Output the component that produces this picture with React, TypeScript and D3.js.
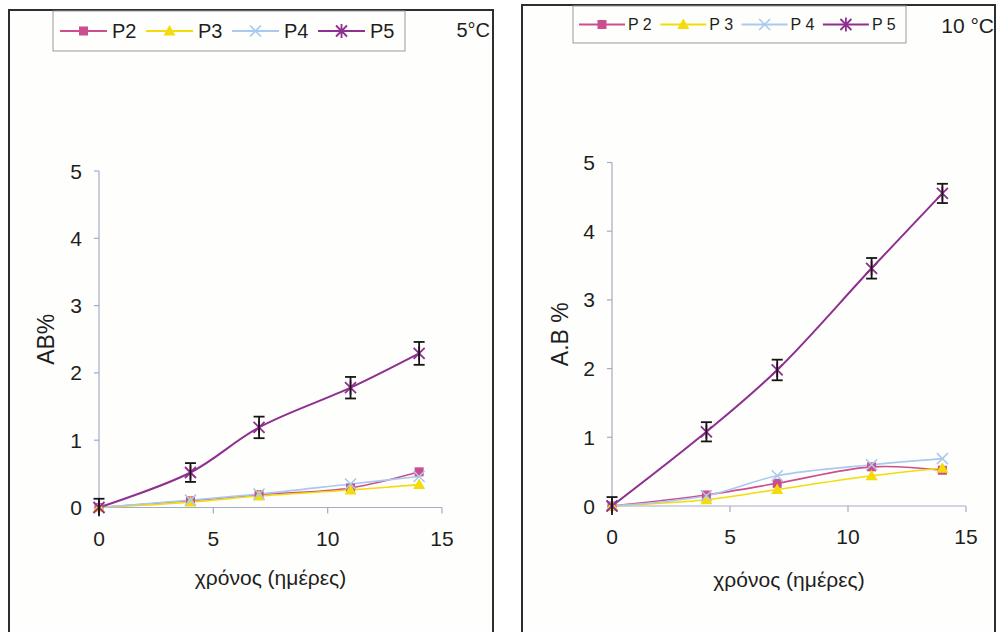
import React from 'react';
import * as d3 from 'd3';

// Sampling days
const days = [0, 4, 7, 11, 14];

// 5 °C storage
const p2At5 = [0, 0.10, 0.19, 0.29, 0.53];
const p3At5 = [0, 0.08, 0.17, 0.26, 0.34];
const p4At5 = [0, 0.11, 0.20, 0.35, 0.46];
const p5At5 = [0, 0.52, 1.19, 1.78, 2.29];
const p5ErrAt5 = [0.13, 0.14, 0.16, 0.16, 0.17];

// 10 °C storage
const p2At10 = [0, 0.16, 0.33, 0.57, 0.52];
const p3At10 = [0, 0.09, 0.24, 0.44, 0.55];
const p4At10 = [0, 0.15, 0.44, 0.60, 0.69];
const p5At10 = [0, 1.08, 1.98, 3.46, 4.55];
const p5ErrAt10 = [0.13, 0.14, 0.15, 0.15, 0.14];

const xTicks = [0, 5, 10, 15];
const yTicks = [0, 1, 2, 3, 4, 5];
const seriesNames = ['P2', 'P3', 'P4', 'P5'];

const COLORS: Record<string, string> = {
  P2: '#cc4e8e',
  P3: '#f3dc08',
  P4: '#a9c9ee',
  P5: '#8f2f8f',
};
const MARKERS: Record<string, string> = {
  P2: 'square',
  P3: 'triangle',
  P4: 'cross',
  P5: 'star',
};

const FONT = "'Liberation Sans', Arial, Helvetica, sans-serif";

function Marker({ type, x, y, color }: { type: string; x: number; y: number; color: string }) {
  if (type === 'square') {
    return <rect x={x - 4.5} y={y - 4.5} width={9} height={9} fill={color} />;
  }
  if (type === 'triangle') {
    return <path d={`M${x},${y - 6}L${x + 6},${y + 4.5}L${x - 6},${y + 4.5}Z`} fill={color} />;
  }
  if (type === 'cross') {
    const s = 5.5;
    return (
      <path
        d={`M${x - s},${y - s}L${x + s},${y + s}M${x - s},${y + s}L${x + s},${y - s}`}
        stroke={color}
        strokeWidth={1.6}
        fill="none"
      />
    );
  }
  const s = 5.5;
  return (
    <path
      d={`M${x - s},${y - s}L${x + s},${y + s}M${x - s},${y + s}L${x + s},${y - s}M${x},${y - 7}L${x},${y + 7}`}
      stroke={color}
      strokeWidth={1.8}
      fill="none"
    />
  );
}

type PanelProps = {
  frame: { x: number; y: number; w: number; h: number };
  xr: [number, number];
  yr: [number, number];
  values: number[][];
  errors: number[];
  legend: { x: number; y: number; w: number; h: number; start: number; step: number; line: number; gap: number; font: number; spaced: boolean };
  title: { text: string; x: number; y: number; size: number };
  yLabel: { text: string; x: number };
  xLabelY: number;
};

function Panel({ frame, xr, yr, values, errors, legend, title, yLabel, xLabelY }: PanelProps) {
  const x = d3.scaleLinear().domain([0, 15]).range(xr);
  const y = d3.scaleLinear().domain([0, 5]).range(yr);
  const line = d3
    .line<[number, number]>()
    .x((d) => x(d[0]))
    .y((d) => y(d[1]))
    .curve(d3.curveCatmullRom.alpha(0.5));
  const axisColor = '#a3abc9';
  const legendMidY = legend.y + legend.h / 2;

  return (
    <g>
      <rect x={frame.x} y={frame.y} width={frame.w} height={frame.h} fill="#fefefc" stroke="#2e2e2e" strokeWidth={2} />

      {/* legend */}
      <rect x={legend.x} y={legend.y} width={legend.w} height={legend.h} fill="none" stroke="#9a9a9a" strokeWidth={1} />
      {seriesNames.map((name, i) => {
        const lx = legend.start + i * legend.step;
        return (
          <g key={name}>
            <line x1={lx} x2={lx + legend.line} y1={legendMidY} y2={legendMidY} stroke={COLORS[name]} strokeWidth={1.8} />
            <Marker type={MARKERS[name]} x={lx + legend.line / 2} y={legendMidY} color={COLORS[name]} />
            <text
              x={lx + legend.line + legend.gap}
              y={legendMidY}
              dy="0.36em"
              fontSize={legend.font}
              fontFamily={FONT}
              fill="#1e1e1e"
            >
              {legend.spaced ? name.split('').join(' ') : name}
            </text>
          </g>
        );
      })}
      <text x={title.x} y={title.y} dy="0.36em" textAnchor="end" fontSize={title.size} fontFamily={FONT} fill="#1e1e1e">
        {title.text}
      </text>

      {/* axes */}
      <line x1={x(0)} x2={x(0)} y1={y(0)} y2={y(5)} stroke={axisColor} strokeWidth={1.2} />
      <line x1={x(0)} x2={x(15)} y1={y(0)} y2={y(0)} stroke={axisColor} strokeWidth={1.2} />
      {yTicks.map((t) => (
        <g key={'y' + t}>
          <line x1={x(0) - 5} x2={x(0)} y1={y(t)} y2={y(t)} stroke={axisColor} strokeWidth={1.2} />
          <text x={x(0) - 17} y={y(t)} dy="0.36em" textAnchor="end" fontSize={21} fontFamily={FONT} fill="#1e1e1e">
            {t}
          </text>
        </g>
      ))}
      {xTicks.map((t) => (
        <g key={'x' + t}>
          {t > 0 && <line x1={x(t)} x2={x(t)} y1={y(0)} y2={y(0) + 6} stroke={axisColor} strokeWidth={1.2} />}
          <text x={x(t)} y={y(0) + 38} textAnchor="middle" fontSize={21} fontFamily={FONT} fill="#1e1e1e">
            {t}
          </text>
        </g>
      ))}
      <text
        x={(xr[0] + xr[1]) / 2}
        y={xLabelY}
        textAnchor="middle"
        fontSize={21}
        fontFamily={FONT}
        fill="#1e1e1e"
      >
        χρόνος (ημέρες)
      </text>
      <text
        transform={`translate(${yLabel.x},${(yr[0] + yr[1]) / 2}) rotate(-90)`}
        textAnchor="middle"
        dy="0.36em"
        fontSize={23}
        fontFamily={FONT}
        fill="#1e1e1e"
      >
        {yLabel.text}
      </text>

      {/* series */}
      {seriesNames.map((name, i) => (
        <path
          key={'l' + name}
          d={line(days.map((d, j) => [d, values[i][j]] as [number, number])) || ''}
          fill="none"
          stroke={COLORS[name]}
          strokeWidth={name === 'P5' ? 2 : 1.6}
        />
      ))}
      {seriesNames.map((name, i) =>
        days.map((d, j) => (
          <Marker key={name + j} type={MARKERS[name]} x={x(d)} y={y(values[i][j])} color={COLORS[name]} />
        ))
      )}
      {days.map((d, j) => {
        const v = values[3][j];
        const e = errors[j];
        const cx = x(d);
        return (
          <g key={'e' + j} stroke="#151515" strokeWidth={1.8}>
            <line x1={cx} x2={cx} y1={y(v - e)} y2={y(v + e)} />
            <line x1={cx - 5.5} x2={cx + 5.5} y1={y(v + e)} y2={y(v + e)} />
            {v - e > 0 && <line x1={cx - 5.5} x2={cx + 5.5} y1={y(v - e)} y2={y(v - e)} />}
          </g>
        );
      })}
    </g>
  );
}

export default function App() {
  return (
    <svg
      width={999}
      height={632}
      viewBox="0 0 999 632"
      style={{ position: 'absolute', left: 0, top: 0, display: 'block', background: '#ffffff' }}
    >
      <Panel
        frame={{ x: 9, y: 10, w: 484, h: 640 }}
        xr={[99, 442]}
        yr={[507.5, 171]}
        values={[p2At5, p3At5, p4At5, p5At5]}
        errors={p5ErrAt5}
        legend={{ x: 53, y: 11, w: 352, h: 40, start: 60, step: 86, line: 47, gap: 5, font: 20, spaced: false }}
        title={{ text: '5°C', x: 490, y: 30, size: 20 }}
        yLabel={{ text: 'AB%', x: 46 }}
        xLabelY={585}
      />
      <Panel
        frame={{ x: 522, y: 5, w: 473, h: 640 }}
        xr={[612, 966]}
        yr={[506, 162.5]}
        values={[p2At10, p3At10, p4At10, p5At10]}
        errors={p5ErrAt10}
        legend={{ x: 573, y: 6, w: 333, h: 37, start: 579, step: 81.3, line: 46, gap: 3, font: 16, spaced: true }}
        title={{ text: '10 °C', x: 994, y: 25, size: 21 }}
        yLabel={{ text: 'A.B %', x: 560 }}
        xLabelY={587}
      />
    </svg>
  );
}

--

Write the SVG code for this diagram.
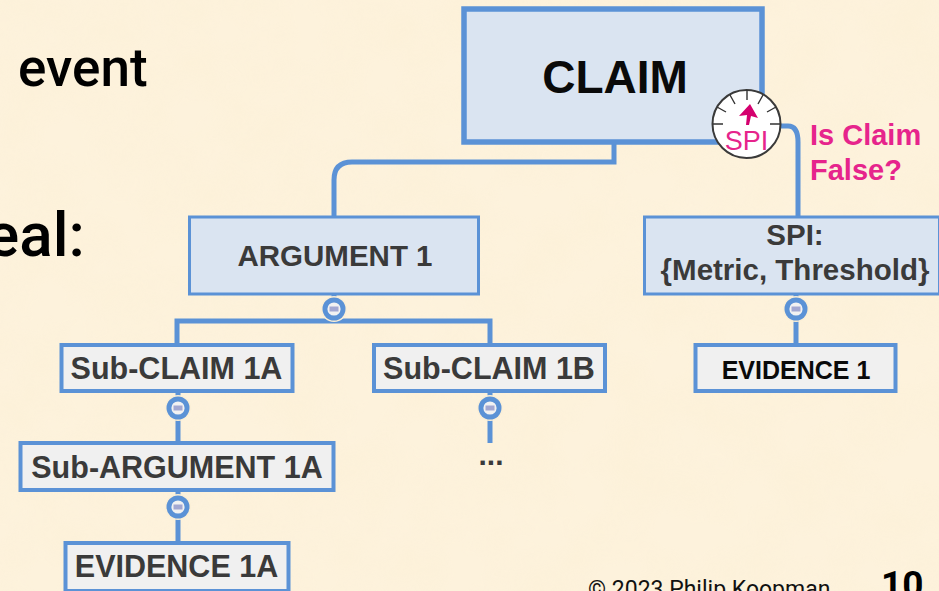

--

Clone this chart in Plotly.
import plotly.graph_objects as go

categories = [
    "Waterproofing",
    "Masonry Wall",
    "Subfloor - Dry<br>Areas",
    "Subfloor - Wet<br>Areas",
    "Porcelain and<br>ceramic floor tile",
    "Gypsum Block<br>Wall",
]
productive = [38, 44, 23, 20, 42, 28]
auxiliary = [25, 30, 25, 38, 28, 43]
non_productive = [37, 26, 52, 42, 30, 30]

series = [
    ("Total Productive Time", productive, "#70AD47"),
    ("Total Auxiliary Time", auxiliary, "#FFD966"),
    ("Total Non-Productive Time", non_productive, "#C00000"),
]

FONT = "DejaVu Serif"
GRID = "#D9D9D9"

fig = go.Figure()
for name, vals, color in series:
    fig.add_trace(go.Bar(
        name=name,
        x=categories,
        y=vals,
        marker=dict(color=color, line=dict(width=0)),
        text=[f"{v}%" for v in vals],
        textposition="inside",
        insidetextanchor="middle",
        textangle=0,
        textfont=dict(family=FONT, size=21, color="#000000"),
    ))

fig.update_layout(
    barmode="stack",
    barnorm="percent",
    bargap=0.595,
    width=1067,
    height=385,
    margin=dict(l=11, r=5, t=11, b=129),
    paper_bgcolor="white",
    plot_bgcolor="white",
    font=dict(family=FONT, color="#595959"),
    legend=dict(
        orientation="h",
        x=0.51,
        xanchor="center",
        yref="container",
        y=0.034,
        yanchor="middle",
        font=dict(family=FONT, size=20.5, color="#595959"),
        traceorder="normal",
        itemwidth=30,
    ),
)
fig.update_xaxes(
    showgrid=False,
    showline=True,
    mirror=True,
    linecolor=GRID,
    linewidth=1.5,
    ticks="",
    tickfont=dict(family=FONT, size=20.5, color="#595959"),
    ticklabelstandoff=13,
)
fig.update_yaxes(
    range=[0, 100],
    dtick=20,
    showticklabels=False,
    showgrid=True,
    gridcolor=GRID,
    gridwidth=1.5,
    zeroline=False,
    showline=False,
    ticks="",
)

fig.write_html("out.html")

#### Stated problem:
Give again, exactly as written above, every line from the one holding "Output the component" to the one holding "const p5ErrAt5 = [0.13, 0.14, 0.16, 0.16, 0.17];", with both ends kept and the pictures left out.

#### Solution to the problem:
Output the component that produces this picture with React, TypeScript and D3.js.
import React from 'react';
import * as d3 from 'd3';

// Sampling days
const days = [0, 4, 7, 11, 14];

// 5 °C storage
const p2At5 = [0, 0.10, 0.19, 0.29, 0.53];
const p3At5 = [0, 0.08, 0.17, 0.26, 0.34];
const p4At5 = [0, 0.11, 0.20, 0.35, 0.46];
const p5At5 = [0, 0.52, 1.19, 1.78, 2.29];
const p5ErrAt5 = [0.13, 0.14, 0.16, 0.16, 0.17];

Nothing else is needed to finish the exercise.